Use sinking funds to save for renovations.
A sinking fund is a way to set aside some money each month to pay for large expenses. As a homeowner, you need a sinking fund or home savings account you can turn to for unplanned house repairs and planned renovations. Personally, I’m saving money to finish the daylight basement on my new house this year. Of course you'd want to set up a high interest savings account like CIT Bank's Savings Builder account.
- Resource: Printable Sinking Funds Savings Trackers
Consider a home improvement loan.
It’s best to save money in advance to pay for home renovations and repairs. Yet there are times, like when your furnace breaks in the dead of winter, when you might have to make an unexpected repair. If you don’t have a house savings fund or an emergency fund to turn to, you may need to borrow the money.
It’s best to avoid taking on extra debt whenever possible. But if you’re in a situation where you feel like borrowing money is your only option, take a little extra time to shop around for the best deal first. A lower interest rate could save you money every month, until you can eliminate the debt for good.
- Resource: Compare home improvement loan rates.
Before You Apply for a Loan
Before you apply for any loan, it’s wise to check your credit. A lender will review one of your credit reports and scores when you apply for a home improvement loan. Good credit may help you qualify for financing and secure a lower interest rate.
If you need a free way to check your credit reports and scores, I like Credit Karma.

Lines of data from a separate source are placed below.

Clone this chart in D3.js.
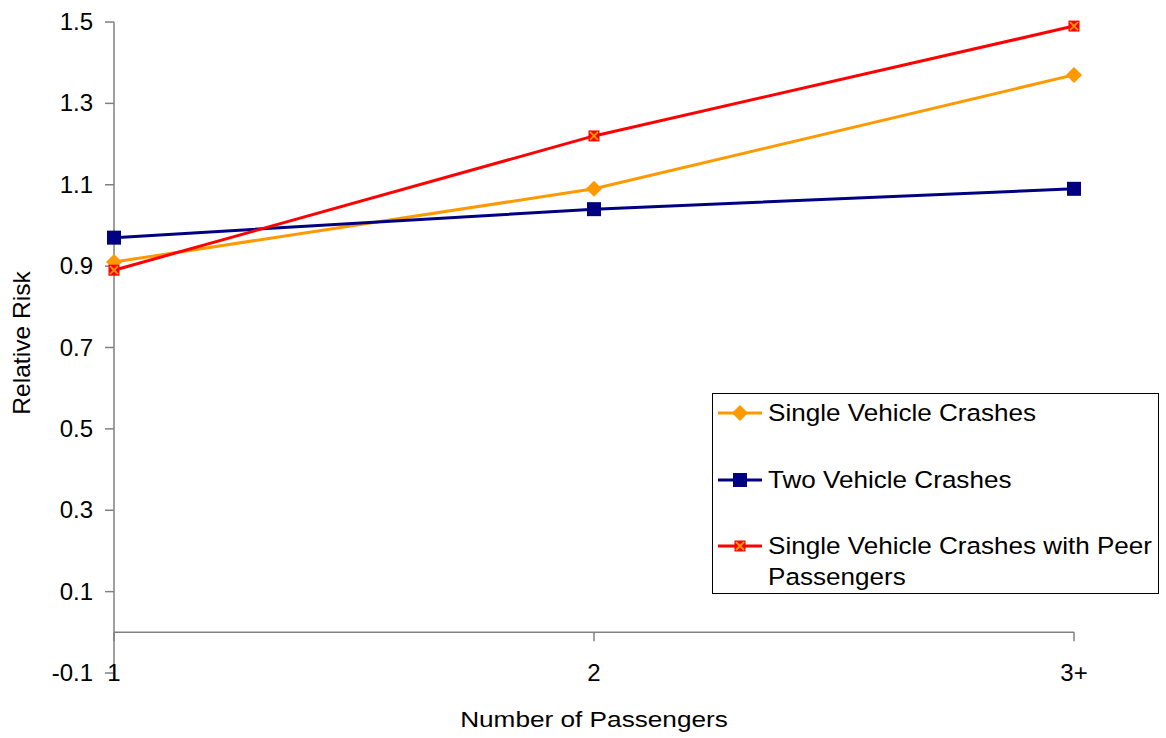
<!DOCTYPE html>
<html>
<head>
<meta charset="utf-8">
<script src="https://cdn.jsdelivr.net/npm/d3@7/dist/d3.min.js"></script>
<style>
  html, body { margin: 0; padding: 0; background: #fff; }
  svg { display: block; font-family: "Liberation Sans", Arial, sans-serif; }
</style>
</head>
<body>
<svg id="chart" width="1166" height="738"></svg>
<script>
// Passenger categories along the x axis
const categories = ["1", "2", "3+"];

// Relative risk by number of passengers
const singleVehicle = [0.91, 1.09, 1.37];
const twoVehicle = [0.97, 1.04, 1.09];
const singlePeer = [0.89, 1.22, 1.49];

// Y axis tick values
const yTicks = [-0.1, 0.1, 0.3, 0.5, 0.7, 0.9, 1.1, 1.3, 1.5];

const seriesNames = [
  "Single Vehicle Crashes",
  "Two Vehicle Crashes",
  "Single Vehicle Crashes with Peer Passengers"
];

const series = [
  { name: seriesNames[0], values: singleVehicle, color: "#FF9900", marker: "diamond" },
  { name: seriesNames[1], values: twoVehicle, color: "#000080", marker: "square" },
  { name: seriesNames[2], values: singlePeer, color: "#FF0000", marker: "xsquare" }
];

const svg = d3.select("#chart");
const axisColor = "#808080";

const x = d3.scalePoint().domain(categories).range([114, 1074]);
const y = d3.scaleLinear().domain([-0.1, 1.5]).range([673, 22]);

// Text helper with a slight horizontal stretch
function label(parent, tx, ty, str, opts = {}) {
  const size = opts.size || 24;
  const sx = opts.sx || 1;
  const rot = opts.rotate || 0;
  return parent.append("text")
    .attr("transform", `translate(${tx},${ty}) rotate(${rot}) scale(${sx},1)`)
    .attr("text-anchor", opts.anchor || "start")
    .attr("font-size", size)
    .attr("fill", "#000")
    .text(str);
}

// Y axis (line runs a little below the lowest tick)
const yAxisG = svg.append("g");
yAxisG.append("line")
  .attr("x1", 114).attr("x2", 114)
  .attr("y1", y(1.5)).attr("y2", y(-0.1) + 7)
  .attr("stroke", axisColor).attr("stroke-width", 1.5);
yAxisG.selectAll("line.tick").data(yTicks).join("line")
  .attr("class", "tick")
  .attr("x1", 105).attr("x2", 114)
  .attr("y1", d => y(d)).attr("y2", d => y(d))
  .attr("stroke", axisColor).attr("stroke-width", 1.5);
yTicks.forEach(d => {
  label(yAxisG, 93, y(d) + 8, d3.format(".1f")(d).replace("\u2212", "-"), { anchor: "end", size: 24 });
});

// X axis sits at zero
const xAxisG = svg.append("g");
xAxisG.append("line")
  .attr("x1", x(categories[0])).attr("x2", x(categories[categories.length - 1]))
  .attr("y1", y(0)).attr("y2", y(0))
  .attr("stroke", axisColor).attr("stroke-width", 1.5);
xAxisG.selectAll("line.tick").data(categories).join("line")
  .attr("class", "tick")
  .attr("x1", d => x(d)).attr("x2", d => x(d))
  .attr("y1", y(0)).attr("y2", y(0) + 9)
  .attr("stroke", axisColor).attr("stroke-width", 1.5);
categories.forEach(c => {
  label(xAxisG, x(c), 681, c, { anchor: "middle", size: 24 });
});

// Axis titles
label(svg, 594, 727, "Number of Passengers", { anchor: "middle", size: 22, sx: 1.19 });
label(svg, 30, 343, "Relative Risk", { anchor: "middle", size: 23, sx: 1.07, rotate: -90 });

// Marker drawing
function drawMarker(g, type, color) {
  if (type === "diamond") {
    g.append("path").attr("d", "M0,-8L8,0L0,8L-8,0Z").attr("fill", color);
  } else if (type === "square") {
    g.append("rect").attr("x", -7).attr("y", -7).attr("width", 14).attr("height", 14).attr("fill", color);
  } else {
    g.append("rect").attr("x", -5.5).attr("y", -5.5).attr("width", 11).attr("height", 11).attr("fill", color);
    g.append("path").attr("d", "M-4,-4L4,4M-4,4L4,-4")
      .attr("stroke", "#FF9900").attr("stroke-width", 1.8).attr("fill", "none");
  }
}

const line = d3.line().x((d, i) => x(categories[i])).y(d => y(d));

series.forEach(s => {
  svg.append("path")
    .datum(s.values)
    .attr("d", line)
    .attr("fill", "none")
    .attr("stroke", s.color)
    .attr("stroke-width", 3);
});
series.forEach(s => {
  s.values.forEach((v, i) => {
    const g = svg.append("g").attr("transform", `translate(${x(categories[i])},${y(v)})`);
    drawMarker(g, s.marker, s.color);
  });
});

// Legend
const legend = svg.append("g");
legend.append("rect")
  .attr("x", 712.5).attr("y", 393.5).attr("width", 446).attr("height", 200)
  .attr("fill", "#fff").attr("stroke", "#000").attr("stroke-width", 1);
const legendRows = [413, 480, 546];
series.forEach((s, i) => {
  const ly = legendRows[i];
  legend.append("line")
    .attr("x1", 718).attr("x2", 762).attr("y1", ly).attr("y2", ly)
    .attr("stroke", s.color).attr("stroke-width", 3);
  const g = legend.append("g").attr("transform", `translate(740,${ly})`);
  drawMarker(g, s.marker, s.color);
});
const legSize = 23.5, legSx = 1.11;
label(legend, 768, 421, seriesNames[0], { size: legSize, sx: legSx });
label(legend, 768, 488, seriesNames[1], { size: legSize, sx: legSx });
label(legend, 768, 554, "Single Vehicle Crashes with Peer", { size: legSize, sx: legSx });
label(legend, 768, 585, "Passengers", { size: legSize, sx: legSx });
</script>
</body>
</html>
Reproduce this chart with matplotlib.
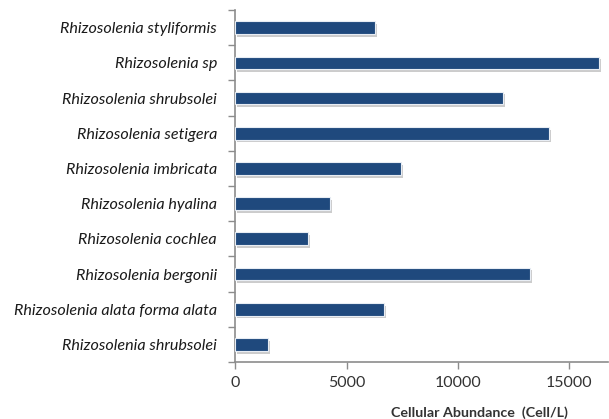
import numpy as np
import matplotlib.pyplot as plt
from matplotlib import patheffects as pe

species = [
    "Rhizosolenia styliformis",
    "Rhizosolenia sp",
    "Rhizosolenia shrubsolei",
    "Rhizosolenia setigera",
    "Rhizosolenia imbricata",
    "Rhizosolenia hyalina",
    "Rhizosolenia cochlea",
    "Rhizosolenia bergonii",
    "Rhizosolenia alata forma alata",
    "Rhizosolenia shrubsolei",
]
abundance = [6260, 16330, 12000, 14100, 7430, 4250, 3270, 13250, 6670, 1480]
xticks = [0, 5000, 10000, 15000]

BAR_COLOR = "#1F497D"
AXIS_COLOR = "#8C8C8C"

plt.rcParams["font.family"] = ["Lato", "DejaVu Sans"]

fig = plt.figure(figsize=(6.09, 4.19), dpi=100)
ax = fig.add_axes([0.386, 0.136, 0.613, 0.840])

n = len(species)
ypos = np.arange(n)[::-1]
bars = ax.barh(ypos, abundance, height=0.36, color=BAR_COLOR,
               edgecolor="#e8edf4", linewidth=0.8, zorder=3)
for b in bars:
    b.set_path_effects([
        pe.SimplePatchShadow(offset=(1.5, -2), shadow_rgbFace="#9a9a9a", alpha=0.5),
        pe.Normal(),
    ])

ax.set_ylim(-0.5, n - 0.5)
ax.set_xlim(0, 16750)
ax.set_yticks(ypos)
ax.set_yticklabels(species, fontsize=11.6, style="italic", color="#1a1a1a")
ax.set_yticks(np.arange(-0.5, n, 1.0), minor=True)
ax.tick_params(axis="y", which="major", length=0, pad=13)
ax.tick_params(axis="y", which="minor", length=5, width=1, color=AXIS_COLOR, direction="out")

ax.set_xticks(xticks)
ax.set_xticklabels([str(t) for t in xticks], fontsize=11.5, color="#333333")
ax.tick_params(axis="x", length=5, width=1, color=AXIS_COLOR, direction="out", pad=5)

for side in ["top", "right"]:
    ax.spines[side].set_visible(False)
for side in ["left", "bottom"]:
    ax.spines[side].set_color(AXIS_COLOR)
    ax.spines[side].set_linewidth(1.2)

ax.set_xlabel("Cellular Abundance  (Cell/L)", fontsize=10.3, fontweight="bold", color="#333333")
ax.xaxis.set_label_coords(0.655, -0.125)

fig.savefig("out.png", dpi=100)
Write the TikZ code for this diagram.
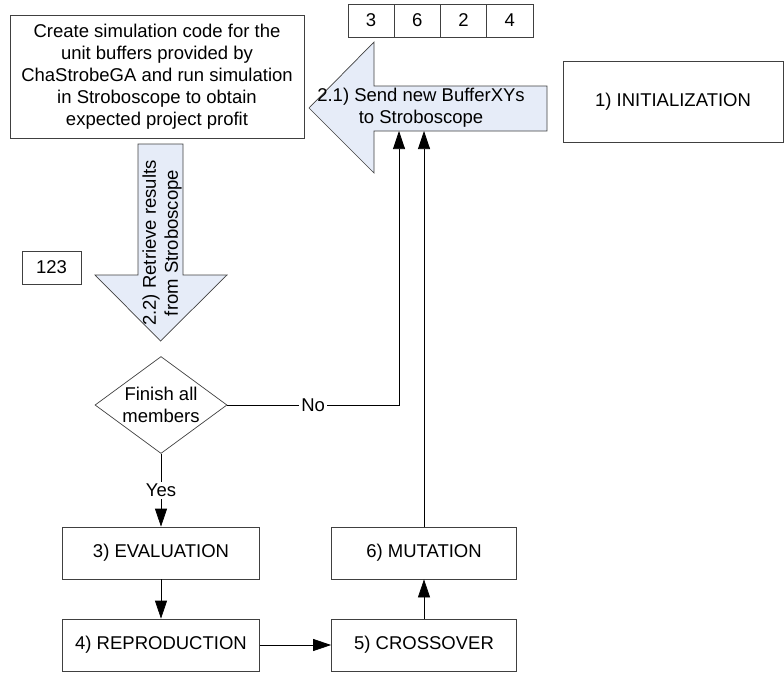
\documentclass[tikz,border=0pt]{standalone}
\usepackage{fontspec}
\setmainfont{Liberation Sans}
\usetikzlibrary{arrows.meta,shapes.geometric}
\definecolor{arrowfill}{RGB}{230,236,248}
\definecolor{edge}{RGB}{64,64,64}
\newcommand{\cellw}{46.25}
\newcommand{\stepnode}[5]{
	\node[box, minimum width=#4pt] (#1) at (#2,#3) {#5};
	}

\begin{document}
\begin{tikzpicture}[
      x=1pt, y=-1pt, %one unit is one pixel of the picture
      line width=0.7pt,
      every node/.style={font=\fontsize{18.5}{22}\selectfont},
      box/.style={draw=edge, minimum height=52pt, inner sep=0pt},
      cell/.style={draw=edge, minimum width=\cellw pt, minimum height=33pt, inner sep=0pt},
      decision/.style={draw=edge, shape=diamond, aspect=1.45, inner sep=0pt,
                       minimum width=132pt, minimum height=97pt, align=center},
      block/.style={draw=edge, fill=arrowfill, line join=miter},
      flow/.style={->, >={Triangle[length=18pt,width=12pt]}},
      lbl/.style={fill=white, inner sep=2pt}
    ]
    \useasboundingbox (0,0) rectangle (784,672);
    % Simulation box and the array of buffers
    \node[box, minimum width=294pt, minimum height=123pt, align=center] (create) at (157,76.5)
      {Create simulation code for the\\unit buffers provided by\\ChaStrobeGA and run simulation\\in Stroboscope to obtain\\expected project profit};
    \foreach \v [count=\i] in {3,6,2,4}
      \node[cell] (cell\i) at (348+\cellw*\i-\cellw/2,20.5) {\v};
    \node[box, minimum width=220pt, minimum height=81pt] (init) at (673,101.5) {1) INITIALIZATION};
    \node[draw=edge, minimum width=59pt, minimum height=33pt, inner sep=0pt] (num) at (51.5,267.5) {123};
    % Draw the block arrows
    \draw[block] (309,108) -- (374,42) -- (374,86) -- (547,86) -- (547,131)
      -- (374,131) -- (374,173) -- cycle;
    \node[align=center, inner sep=0pt] (send) at (421,108) {2.1) Send new BufferXYs\\to Stroboscope};
    \draw[block] (138,144) -- (183,144) -- (183,275) -- (227,275) -- (160.5,341)
      -- (95,275) -- (138,275) -- cycle;
    \node[align=center, inner sep=0pt, rotate=90] (retrieve) at (162,243) {2.2) Retrieve results\\from Stroboscope};
    \coordinate (nohit) at (399,131);
    % Decision and the GA steps
    \node[decision] (finish) at (161,405) {Finish all\\members};
    \stepnode{eval}{161}{553}{197}{3) EVALUATION}
    \stepnode{repro}{161}{645}{197}{4) REPRODUCTION}
    \stepnode{cross}{424}{645}{185}{5) CROSSOVER}
    \stepnode{mut}{424}{553}{185}{6) MUTATION}
    % Connectors
    \draw[flow] (finish.south) -- node[lbl] {Yes} (eval.north);
    \draw[flow] (finish.east) -- node[lbl] {No} (nohit |- finish.east) -- (nohit);
    \draw[flow] (eval.south) -- (repro.north);
    \draw[flow] (repro.east) -- (cross.west);
    \draw[flow] (cross.north) -- (mut.south);
    \draw[flow] (mut.north) -- (mut.north |- nohit);
\end{tikzpicture}
\end{document}
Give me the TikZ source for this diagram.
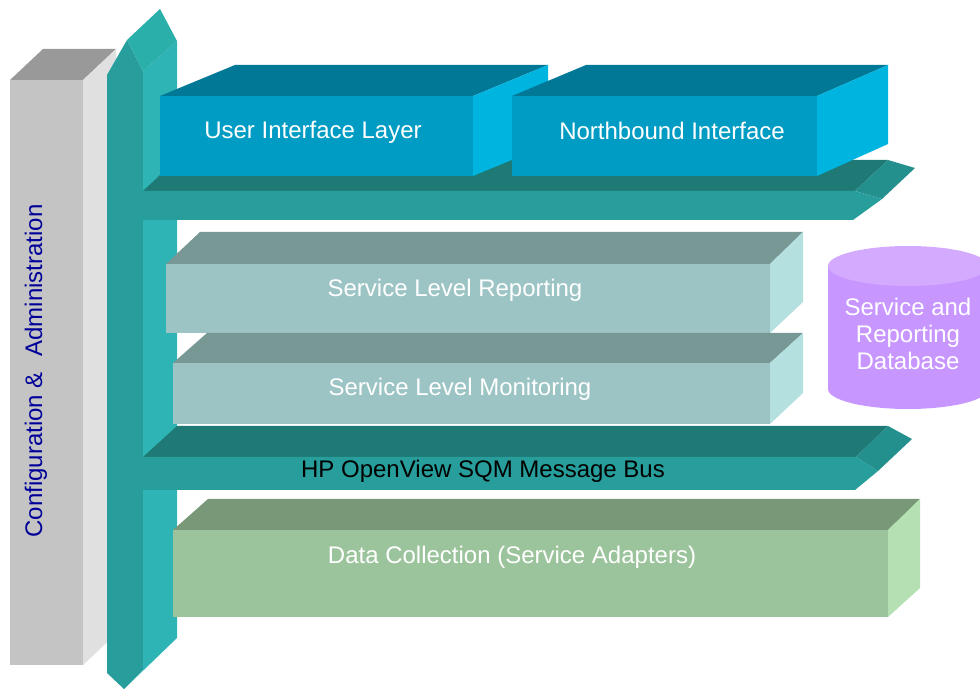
\documentclass[tikz,border=0pt]{standalone}
\usepackage{fontspec}
\setmainfont{Liberation Sans}
\definecolor{cfgfront}{HTML}{C4C4C4}
\definecolor{cfgtop}{HTML}{999999}
\definecolor{cfgside}{HTML}{E0E0E0}
\definecolor{cfgtext}{HTML}{000099}
\definecolor{barfront}{HTML}{279E9B}
\definecolor{barside}{HTML}{2EB4B4}
\definecolor{bartop}{HTML}{2AAFAB}
\definecolor{bustop}{HTML}{1F7A76}
\definecolor{bustip}{HTML}{24908D}
\definecolor{uifront}{HTML}{009CC4}
\definecolor{uitop}{HTML}{007896}
\definecolor{uiside}{HTML}{00B4E0}
\definecolor{slfront}{HTML}{9CC4C4}
\definecolor{sltop}{HTML}{789896}
\definecolor{slside}{HTML}{B4E0E0}
\definecolor{dcfront}{HTML}{9CC49C}
\definecolor{dctop}{HTML}{789878}
\definecolor{dcside}{HTML}{B4E0B4}
\definecolor{dbbody}{HTML}{C896FF}
\definecolor{dbtop}{HTML}{D4AAFF}
\begin{document}
\begin{tikzpicture}[x=0.5pt, y=-0.5pt,
	lbl/.style={text=white, font=\fontsize{12}{13.5}\selectfont, anchor=base, inner sep=0pt},
	cfglbl/.style={lbl, text=cfgtext, rotate=90}]
		\useasboundingbox (0,0) rectangle (980,689);
		\fill[cfgfront] (10,80) rectangle (83,665);
		\fill[cfgtop] (10,80) -- (43,49) -- (116,49) -- (83,80) -- cycle;
		\fill[cfgside] (83,80) -- (116,49) -- (116,634) -- (83,665) -- cycle;
		\node[cfglbl] (cfg) at (42,371) {Configuration \&\hspace{0.65em}Administration};
		\fill[barfront] (107,75) -- (127,40) -- (143,71) -- (143,670) -- (124,689) -- (107,673) -- cycle;
		\fill[barside] (143,71) -- (177,41) -- (177,638) -- (124,689) -- (143,670) -- cycle;
		\fill[bartop] (127,40) -- (160,9) -- (177,41) -- (143,71) -- cycle;
		\fill[bustop] (143,191) -- (176,160) -- (888,160) -- (855,191) -- cycle;
		\fill[bustip] (855,191) -- (888,160) -- (915,168) -- (882,199) -- cycle;
		\fill[barfront] (107,191) -- (855,191) -- (882,199) -- (853,220) -- (107,220) -- cycle;
		\fill[uitop] (160,96) -- (235,65) -- (548,65) -- (473,96) -- cycle;
		\fill[uiside] (473,96) -- (548,65) -- (548,145) -- (473,176) -- cycle;
		\fill[uifront] (160,96) rectangle (473,176);
		\node[lbl] (ui) at (313,139) {User Interface Layer};
		\fill[uitop] (512,96) -- (586,65) -- (888,65) -- (817,96) -- cycle;
		\fill[uiside] (817,96) -- (888,65) -- (888,144) -- (817,176) -- cycle;
		\fill[uifront] (512,96) rectangle (817,176);
		\node[lbl] (nb) at (672,140) {Northbound Interface};
		\fill[sltop] (166,264) -- (200,232) -- (803,232) -- (770,264) -- cycle;
		\fill[slside] (770,264) -- (803,232) -- (803,302) -- (770,333) -- cycle;
		\fill[slfront] (166,264) rectangle (770,333);
		\node[lbl] (slr) at (455,297) {Service Level Reporting};
		\fill[sltop] (173,363) -- (207,333) -- (803,333) -- (770,363) -- cycle;
		\fill[slside] (770,363) -- (803,333) -- (803,393) -- (770,424) -- cycle;
		\fill[slfront] (173,363) rectangle (770,424);
		\node[lbl] (slm) at (460,396) {Service Level Monitoring};
		\fill[bustop] (143,457) -- (177,426) -- (888,426) -- (856,457) -- cycle;
		\fill[bustip] (856,457) -- (888,426) -- (912,439) -- (878,471) -- cycle;
		\fill[barfront] (107,457) -- (856,457) -- (878,471) -- (855,490) -- (107,490) -- cycle;
		\node[lbl, text=black] (bus) at (483,478) {HP OpenView SQM Message Bus};
		\fill[dctop] (173,530) -- (208,499) -- (920,499) -- (888,530) -- cycle;
		\fill[dcside] (888,530) -- (920,499) -- (920,588) -- (888,617) -- cycle;
		\fill[dcfront] (173,530) rectangle (888,617);
		\node[lbl] (dc) at (512,563) {Data Collection (Service Adapters)};
		\fill[dbbody] (828,266) rectangle (988,389);
		\fill[dbbody] (908,389) ellipse [x radius=80, y radius=20];
		\fill[dbtop] (908,266) ellipse [x radius=80, y radius=20];
		\node[lbl, anchor=center, align=center] (db) at (908,334) {Service and\\Reporting\\Database};
	\end{tikzpicture}
\end{document}
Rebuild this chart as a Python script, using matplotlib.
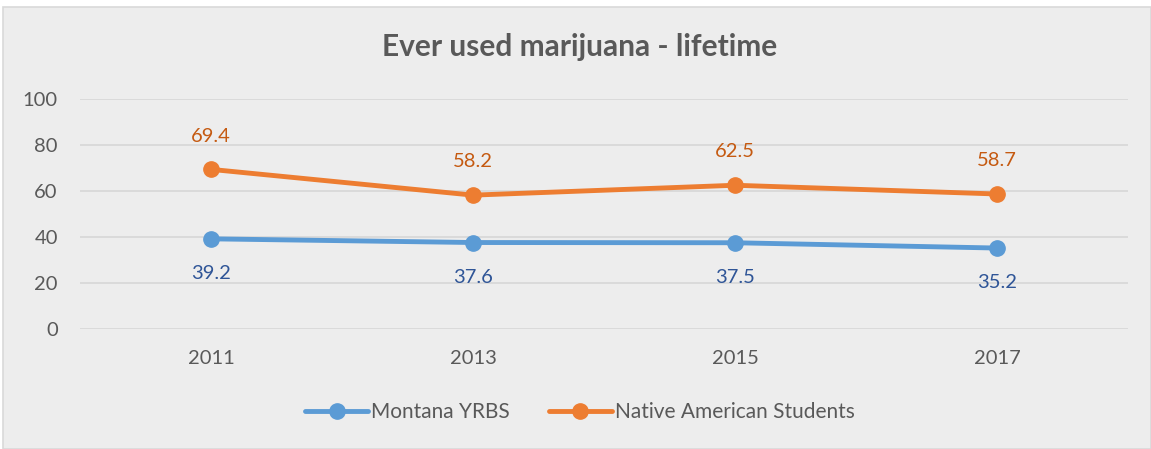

I also recommend taking a look at your budget and asking yourself some tough questions before you apply for any loan. Do you really need the loan, or can you save first to pay for renovation projects over time? Can you afford another monthly debt payment without straining your budget or hurting your other financial goals?
In some situations, a home improvement loan might be the right choice. But don’t rush the decision-making process. The last thing you want to do is make a financial decision that you’ll regret later. (Been there, done that!)
Building equity in your home is smart. If you want to increase your home equity, take the time to incorporate the goal into your budget.
You might decide to pay extra money toward your mortgage each month. Or maybe you’ll create some sinking funds to improve your house over time. You can also research which home improvements may add the most value to your property.
Whatever option (or options) give you the most peace of mind, be sure to make a plan. Take the time to figure out your financial priorities and you’ll be much more likely to reach your goal.